Skip the pictures, please, and write out exactly the lines from the opening of the data through the line containing "const prewarFemale = 1.5;".
## Begin Raw data
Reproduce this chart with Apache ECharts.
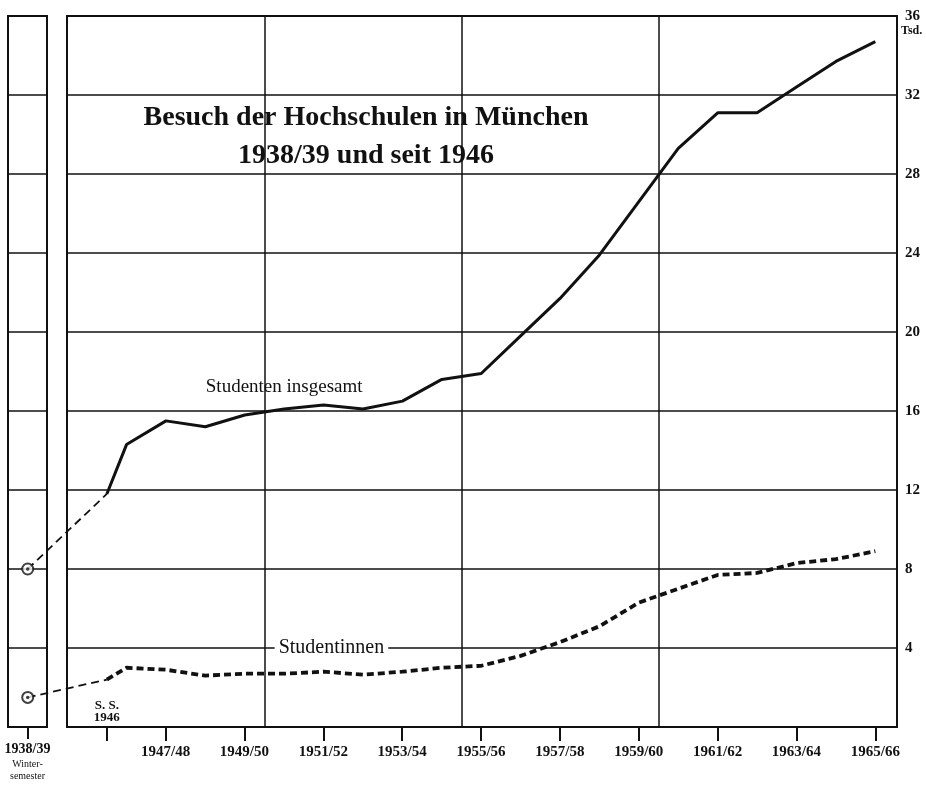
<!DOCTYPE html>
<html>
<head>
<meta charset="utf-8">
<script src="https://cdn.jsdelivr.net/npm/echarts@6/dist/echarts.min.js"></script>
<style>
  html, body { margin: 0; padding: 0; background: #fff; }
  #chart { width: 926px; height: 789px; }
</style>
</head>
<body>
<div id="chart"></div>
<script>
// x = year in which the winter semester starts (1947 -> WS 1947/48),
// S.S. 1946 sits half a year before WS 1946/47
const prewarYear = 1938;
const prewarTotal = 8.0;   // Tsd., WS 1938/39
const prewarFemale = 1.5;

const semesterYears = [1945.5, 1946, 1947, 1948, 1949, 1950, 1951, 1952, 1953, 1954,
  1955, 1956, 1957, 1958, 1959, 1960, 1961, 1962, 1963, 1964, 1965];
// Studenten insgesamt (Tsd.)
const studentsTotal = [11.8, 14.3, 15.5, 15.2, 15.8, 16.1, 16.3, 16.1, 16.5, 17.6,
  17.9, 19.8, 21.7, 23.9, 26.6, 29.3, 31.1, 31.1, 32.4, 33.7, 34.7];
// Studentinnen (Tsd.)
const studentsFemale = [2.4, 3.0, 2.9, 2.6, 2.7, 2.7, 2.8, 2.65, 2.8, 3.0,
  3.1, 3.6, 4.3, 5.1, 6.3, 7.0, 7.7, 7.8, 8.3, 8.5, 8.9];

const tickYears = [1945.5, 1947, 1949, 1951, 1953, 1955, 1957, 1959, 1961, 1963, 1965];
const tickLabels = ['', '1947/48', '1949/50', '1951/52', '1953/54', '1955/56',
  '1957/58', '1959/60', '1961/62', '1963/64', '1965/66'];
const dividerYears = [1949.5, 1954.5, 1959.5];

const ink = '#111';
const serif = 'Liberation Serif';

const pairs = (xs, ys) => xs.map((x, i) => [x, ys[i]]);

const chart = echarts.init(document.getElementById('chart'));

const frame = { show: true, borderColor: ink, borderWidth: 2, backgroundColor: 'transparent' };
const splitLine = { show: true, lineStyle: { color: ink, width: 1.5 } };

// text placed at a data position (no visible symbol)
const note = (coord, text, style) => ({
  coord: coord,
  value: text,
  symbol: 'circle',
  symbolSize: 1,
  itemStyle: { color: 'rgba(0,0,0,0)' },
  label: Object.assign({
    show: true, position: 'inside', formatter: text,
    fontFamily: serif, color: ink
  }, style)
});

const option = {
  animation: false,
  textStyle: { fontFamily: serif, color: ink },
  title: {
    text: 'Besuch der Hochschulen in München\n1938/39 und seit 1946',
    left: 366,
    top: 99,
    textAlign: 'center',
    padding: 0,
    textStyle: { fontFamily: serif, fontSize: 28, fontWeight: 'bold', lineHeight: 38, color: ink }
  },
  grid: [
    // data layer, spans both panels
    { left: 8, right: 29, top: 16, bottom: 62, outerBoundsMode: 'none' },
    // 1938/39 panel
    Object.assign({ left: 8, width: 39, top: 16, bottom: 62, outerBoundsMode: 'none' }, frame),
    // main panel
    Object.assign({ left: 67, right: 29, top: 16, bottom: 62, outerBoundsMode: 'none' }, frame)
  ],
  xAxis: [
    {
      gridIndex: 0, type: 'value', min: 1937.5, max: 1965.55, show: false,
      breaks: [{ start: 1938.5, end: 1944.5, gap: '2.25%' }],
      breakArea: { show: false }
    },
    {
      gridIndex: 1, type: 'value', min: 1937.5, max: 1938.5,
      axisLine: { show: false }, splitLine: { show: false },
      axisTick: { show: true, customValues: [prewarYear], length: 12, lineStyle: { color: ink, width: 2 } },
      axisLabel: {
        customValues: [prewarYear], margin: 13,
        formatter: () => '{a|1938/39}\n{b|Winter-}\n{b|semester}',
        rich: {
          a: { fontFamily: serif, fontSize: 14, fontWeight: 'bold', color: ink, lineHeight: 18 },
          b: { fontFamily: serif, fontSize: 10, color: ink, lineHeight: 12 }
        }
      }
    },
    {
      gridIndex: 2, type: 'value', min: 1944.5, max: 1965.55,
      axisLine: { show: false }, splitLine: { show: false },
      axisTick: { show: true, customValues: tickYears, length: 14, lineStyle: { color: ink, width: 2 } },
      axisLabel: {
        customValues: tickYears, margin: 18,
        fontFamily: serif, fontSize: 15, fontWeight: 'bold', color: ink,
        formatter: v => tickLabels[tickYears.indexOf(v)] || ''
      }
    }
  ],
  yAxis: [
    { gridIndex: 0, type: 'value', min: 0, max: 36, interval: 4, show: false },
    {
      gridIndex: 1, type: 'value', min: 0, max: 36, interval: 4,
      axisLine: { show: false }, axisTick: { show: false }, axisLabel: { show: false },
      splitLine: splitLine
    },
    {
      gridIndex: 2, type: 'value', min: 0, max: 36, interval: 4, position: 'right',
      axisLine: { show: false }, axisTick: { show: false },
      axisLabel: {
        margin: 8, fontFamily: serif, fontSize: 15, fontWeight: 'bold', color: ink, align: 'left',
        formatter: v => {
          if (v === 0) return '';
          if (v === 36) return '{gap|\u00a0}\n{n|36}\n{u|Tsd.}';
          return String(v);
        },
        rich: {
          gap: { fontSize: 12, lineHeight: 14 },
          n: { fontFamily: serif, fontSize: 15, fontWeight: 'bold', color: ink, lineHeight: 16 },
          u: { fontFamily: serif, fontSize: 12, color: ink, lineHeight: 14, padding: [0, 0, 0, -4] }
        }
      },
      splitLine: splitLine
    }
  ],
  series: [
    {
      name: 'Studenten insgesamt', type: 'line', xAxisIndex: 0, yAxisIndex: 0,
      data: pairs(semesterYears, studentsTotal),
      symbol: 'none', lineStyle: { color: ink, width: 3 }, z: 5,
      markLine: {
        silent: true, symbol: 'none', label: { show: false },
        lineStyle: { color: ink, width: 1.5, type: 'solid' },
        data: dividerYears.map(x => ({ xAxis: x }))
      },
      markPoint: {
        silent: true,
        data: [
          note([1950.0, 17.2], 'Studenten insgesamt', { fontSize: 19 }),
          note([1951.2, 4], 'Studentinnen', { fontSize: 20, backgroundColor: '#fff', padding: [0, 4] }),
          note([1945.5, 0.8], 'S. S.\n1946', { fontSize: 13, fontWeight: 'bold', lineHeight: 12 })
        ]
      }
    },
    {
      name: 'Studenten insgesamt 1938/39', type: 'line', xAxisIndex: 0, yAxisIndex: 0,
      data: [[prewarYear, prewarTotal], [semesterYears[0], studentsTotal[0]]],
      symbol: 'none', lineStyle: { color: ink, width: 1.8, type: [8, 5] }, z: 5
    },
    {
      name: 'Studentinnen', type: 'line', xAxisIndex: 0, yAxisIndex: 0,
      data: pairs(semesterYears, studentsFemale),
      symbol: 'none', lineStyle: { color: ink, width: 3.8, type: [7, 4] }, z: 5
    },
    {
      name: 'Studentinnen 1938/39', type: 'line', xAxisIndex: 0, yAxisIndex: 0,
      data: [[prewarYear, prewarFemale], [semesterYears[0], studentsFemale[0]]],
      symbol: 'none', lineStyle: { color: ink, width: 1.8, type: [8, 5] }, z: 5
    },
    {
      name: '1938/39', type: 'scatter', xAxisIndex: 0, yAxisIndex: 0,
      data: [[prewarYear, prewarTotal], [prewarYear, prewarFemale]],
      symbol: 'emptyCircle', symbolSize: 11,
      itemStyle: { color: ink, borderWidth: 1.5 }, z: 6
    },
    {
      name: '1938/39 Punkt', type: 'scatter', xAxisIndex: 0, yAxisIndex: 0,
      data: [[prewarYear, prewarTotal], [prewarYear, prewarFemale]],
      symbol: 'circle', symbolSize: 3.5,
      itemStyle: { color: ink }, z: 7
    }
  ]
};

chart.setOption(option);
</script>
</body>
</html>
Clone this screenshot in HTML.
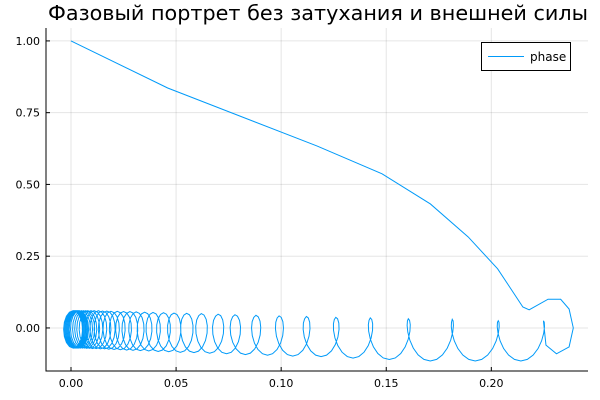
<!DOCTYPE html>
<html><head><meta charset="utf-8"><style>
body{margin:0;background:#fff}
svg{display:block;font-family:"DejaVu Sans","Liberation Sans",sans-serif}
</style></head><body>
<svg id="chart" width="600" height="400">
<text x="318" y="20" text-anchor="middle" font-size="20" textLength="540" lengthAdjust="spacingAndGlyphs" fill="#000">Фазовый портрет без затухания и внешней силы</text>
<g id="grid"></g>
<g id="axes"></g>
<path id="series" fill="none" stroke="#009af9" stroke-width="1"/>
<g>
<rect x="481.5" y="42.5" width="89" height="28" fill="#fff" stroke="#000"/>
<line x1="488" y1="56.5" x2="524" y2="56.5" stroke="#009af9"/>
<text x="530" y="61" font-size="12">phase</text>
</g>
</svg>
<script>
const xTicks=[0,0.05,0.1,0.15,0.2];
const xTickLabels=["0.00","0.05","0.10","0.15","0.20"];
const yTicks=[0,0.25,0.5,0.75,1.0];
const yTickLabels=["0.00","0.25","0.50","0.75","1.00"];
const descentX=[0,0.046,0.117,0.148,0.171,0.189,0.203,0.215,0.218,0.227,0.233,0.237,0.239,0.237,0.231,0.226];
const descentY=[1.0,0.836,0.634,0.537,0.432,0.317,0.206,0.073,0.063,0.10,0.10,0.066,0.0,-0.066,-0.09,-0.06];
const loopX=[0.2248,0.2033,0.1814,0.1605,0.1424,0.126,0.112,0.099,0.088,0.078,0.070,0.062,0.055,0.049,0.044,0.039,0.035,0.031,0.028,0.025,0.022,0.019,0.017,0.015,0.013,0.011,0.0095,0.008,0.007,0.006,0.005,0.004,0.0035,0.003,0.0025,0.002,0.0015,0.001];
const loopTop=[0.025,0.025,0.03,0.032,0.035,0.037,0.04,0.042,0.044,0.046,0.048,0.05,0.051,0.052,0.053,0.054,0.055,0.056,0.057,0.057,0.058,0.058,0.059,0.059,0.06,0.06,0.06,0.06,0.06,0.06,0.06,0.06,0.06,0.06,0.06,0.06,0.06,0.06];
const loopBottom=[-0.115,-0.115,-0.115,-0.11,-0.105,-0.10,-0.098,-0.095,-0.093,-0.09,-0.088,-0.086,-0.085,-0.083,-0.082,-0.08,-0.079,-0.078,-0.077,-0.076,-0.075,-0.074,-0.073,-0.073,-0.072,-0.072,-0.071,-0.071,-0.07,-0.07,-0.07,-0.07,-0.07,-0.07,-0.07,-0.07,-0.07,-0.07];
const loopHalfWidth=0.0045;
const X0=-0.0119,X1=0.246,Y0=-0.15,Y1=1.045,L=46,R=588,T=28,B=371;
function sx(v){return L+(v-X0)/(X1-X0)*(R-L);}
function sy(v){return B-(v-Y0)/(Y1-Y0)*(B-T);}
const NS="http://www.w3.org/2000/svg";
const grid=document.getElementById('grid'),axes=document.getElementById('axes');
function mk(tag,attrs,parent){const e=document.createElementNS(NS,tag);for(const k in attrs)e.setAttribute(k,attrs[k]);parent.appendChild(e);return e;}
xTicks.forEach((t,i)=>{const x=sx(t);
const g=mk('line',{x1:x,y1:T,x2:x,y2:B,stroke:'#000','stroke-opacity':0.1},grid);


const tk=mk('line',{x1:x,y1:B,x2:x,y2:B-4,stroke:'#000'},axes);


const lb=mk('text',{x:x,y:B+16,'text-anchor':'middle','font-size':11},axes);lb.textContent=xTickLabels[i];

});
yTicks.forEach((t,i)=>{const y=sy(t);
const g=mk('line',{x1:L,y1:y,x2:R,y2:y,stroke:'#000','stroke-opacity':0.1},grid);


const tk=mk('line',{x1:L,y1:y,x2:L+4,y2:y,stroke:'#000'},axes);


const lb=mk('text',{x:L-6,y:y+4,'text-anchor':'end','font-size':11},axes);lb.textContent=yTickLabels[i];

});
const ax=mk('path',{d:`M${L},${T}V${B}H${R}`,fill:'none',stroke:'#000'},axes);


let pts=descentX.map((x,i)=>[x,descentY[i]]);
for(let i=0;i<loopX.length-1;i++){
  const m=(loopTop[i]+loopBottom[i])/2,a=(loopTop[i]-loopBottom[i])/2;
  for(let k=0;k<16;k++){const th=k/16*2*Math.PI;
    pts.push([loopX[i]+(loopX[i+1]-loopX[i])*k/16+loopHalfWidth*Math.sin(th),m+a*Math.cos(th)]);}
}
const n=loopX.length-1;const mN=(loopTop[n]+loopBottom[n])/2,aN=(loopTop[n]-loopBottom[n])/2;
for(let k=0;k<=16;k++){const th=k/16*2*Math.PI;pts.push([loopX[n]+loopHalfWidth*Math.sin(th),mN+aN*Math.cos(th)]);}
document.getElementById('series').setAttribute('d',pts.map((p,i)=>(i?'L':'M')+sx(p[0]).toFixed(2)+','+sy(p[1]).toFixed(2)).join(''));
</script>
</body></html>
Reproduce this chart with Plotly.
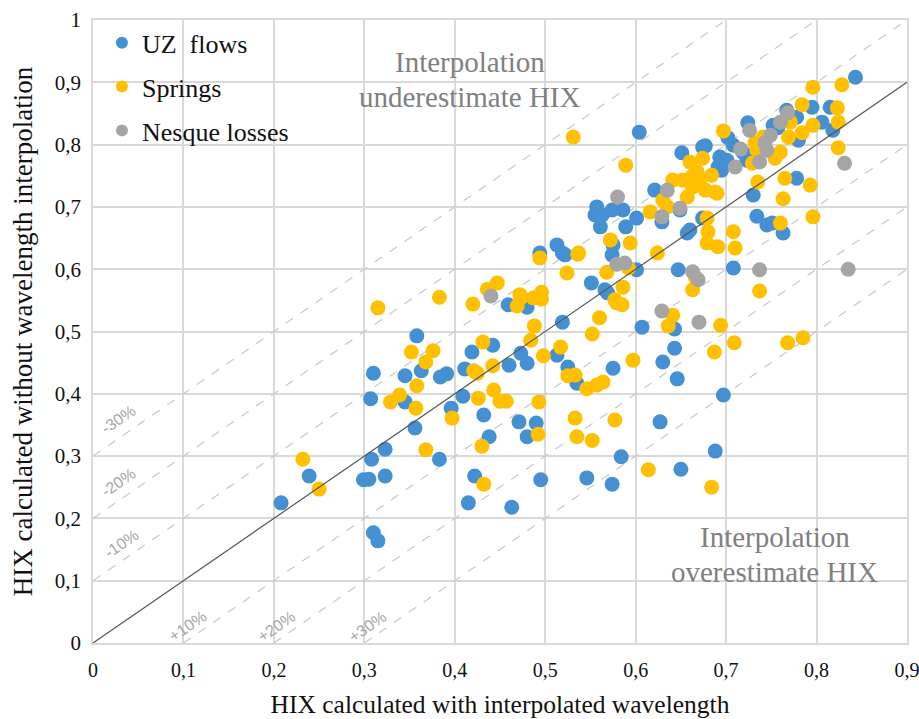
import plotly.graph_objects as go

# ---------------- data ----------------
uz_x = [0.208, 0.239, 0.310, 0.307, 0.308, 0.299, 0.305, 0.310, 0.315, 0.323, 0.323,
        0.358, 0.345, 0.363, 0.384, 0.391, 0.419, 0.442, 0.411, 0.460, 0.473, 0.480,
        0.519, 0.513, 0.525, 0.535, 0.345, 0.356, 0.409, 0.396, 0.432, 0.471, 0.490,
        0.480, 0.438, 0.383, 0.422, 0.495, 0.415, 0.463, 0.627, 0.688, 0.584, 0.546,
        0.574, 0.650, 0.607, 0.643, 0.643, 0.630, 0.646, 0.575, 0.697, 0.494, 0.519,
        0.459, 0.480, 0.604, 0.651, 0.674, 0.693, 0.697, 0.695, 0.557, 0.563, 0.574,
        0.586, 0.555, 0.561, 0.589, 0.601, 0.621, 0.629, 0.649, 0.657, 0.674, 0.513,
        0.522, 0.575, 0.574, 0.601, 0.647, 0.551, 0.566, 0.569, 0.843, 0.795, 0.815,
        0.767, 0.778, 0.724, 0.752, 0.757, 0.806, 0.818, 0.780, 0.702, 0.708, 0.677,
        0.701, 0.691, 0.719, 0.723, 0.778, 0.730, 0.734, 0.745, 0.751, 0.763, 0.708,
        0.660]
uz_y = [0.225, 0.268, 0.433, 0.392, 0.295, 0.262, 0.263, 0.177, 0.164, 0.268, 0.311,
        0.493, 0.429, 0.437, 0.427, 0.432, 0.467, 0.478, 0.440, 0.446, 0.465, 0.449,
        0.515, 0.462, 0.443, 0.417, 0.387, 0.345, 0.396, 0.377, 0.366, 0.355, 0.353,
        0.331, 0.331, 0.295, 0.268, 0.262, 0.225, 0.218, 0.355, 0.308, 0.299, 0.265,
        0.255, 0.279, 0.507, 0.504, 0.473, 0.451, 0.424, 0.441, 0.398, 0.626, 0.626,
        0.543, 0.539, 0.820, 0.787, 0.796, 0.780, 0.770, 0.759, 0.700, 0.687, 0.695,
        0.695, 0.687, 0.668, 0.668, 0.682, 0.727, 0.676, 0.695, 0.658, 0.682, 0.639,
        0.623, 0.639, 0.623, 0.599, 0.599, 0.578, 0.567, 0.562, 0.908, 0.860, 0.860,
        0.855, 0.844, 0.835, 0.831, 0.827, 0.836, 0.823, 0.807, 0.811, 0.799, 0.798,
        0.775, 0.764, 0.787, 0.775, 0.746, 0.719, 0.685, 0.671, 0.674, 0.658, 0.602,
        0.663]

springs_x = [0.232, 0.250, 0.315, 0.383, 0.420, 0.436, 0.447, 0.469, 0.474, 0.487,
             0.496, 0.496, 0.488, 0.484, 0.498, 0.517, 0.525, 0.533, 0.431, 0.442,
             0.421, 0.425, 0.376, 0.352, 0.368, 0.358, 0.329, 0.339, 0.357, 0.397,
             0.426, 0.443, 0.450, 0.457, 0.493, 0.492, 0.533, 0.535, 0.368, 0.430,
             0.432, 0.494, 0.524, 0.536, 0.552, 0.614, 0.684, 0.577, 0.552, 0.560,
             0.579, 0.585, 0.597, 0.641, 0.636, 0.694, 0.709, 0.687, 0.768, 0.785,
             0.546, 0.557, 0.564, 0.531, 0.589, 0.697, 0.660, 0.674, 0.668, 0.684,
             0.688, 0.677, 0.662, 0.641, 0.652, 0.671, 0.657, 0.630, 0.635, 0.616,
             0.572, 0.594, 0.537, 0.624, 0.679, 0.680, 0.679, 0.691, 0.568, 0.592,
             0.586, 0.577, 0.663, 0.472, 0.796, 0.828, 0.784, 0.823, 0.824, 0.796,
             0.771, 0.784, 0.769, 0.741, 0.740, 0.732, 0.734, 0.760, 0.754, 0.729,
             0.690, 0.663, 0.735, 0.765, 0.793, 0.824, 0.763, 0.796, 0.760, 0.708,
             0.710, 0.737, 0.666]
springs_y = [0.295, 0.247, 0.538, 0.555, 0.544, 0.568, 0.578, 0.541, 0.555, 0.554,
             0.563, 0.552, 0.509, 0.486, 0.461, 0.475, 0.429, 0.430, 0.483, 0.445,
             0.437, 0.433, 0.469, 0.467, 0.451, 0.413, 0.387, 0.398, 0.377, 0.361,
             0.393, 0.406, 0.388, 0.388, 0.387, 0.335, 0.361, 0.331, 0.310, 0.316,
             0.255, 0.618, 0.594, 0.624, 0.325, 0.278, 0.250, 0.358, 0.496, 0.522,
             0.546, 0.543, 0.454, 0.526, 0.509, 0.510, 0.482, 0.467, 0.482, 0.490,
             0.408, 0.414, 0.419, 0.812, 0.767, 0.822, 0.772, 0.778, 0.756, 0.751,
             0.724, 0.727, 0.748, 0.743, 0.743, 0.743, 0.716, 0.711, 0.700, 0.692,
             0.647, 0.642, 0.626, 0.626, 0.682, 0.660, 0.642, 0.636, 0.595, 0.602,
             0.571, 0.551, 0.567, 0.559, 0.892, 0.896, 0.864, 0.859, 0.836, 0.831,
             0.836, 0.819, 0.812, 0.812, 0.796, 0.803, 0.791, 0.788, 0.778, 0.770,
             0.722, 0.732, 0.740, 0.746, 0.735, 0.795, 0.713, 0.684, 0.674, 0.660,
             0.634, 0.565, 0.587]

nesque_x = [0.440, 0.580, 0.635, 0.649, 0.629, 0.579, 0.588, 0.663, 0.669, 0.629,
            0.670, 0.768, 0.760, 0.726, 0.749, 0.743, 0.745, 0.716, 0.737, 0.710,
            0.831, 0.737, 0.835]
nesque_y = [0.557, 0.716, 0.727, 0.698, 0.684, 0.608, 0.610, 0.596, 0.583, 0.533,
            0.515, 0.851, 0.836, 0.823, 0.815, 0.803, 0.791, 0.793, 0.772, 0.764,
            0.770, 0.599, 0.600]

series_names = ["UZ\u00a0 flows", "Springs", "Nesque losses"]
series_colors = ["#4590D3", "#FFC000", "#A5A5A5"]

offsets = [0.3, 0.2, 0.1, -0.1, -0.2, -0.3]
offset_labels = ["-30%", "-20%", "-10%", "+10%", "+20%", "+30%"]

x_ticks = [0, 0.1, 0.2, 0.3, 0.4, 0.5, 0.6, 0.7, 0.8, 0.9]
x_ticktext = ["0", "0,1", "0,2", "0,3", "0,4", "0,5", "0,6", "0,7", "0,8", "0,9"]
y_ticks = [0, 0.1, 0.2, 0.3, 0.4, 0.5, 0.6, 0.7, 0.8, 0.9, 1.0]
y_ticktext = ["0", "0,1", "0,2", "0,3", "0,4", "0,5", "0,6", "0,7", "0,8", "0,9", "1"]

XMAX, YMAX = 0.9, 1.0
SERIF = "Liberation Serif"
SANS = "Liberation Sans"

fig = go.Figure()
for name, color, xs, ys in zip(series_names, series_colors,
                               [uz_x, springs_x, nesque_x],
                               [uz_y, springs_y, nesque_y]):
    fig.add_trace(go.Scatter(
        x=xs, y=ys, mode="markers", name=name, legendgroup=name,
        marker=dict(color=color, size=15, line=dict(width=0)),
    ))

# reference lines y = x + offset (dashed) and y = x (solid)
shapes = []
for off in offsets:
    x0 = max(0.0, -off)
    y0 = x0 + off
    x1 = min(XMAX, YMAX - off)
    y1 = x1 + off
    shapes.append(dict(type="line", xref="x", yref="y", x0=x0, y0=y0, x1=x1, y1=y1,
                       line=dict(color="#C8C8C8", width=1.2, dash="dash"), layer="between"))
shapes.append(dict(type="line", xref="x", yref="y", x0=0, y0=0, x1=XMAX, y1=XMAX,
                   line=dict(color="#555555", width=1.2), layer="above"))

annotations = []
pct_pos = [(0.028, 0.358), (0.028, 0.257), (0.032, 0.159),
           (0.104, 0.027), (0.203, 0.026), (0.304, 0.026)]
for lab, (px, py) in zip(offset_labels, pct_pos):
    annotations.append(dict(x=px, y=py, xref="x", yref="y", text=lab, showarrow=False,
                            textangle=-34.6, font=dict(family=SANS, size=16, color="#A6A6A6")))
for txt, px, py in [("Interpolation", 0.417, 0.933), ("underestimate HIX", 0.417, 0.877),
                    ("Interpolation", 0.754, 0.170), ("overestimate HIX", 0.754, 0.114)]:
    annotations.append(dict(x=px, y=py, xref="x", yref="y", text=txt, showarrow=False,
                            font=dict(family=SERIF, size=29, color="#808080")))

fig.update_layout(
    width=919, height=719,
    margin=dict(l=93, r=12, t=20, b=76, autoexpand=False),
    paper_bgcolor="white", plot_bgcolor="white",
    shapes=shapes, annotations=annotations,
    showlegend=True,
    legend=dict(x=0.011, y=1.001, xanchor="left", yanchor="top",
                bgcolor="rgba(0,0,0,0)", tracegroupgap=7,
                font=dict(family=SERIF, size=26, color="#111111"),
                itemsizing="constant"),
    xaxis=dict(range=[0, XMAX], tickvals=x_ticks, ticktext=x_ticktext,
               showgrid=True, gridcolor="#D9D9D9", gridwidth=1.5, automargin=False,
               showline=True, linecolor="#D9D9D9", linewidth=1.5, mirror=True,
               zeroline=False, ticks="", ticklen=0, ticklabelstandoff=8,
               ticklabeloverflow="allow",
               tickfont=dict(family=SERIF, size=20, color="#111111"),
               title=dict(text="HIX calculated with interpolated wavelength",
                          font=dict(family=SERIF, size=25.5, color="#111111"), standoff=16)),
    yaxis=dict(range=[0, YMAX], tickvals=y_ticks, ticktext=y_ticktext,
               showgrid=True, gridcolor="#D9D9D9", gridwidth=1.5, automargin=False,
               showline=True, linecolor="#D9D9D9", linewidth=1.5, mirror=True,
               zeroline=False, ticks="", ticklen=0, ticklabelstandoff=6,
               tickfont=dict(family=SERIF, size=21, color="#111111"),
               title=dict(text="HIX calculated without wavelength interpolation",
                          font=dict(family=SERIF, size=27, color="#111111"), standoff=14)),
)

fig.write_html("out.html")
## End Raw data
Task output:
Reproduce this chart with Apache ECharts.
<!DOCTYPE html>
<html>
<head>
<meta charset="utf-8">
<script src="https://cdn.jsdelivr.net/npm/echarts@6/dist/echarts.min.js"></script>
<style>
  html, body { margin: 0; padding: 0; background: #fff; }
  #chart { width: 926px; height: 789px; }
</style>
</head>
<body>
<div id="chart"></div>
<script>
// x = year in which the winter semester starts (1947 -> WS 1947/48),
// S.S. 1946 sits half a year before WS 1946/47
const prewarYear = 1938;
const prewarTotal = 8.0;   // Tsd., WS 1938/39
const prewarFemale = 1.5;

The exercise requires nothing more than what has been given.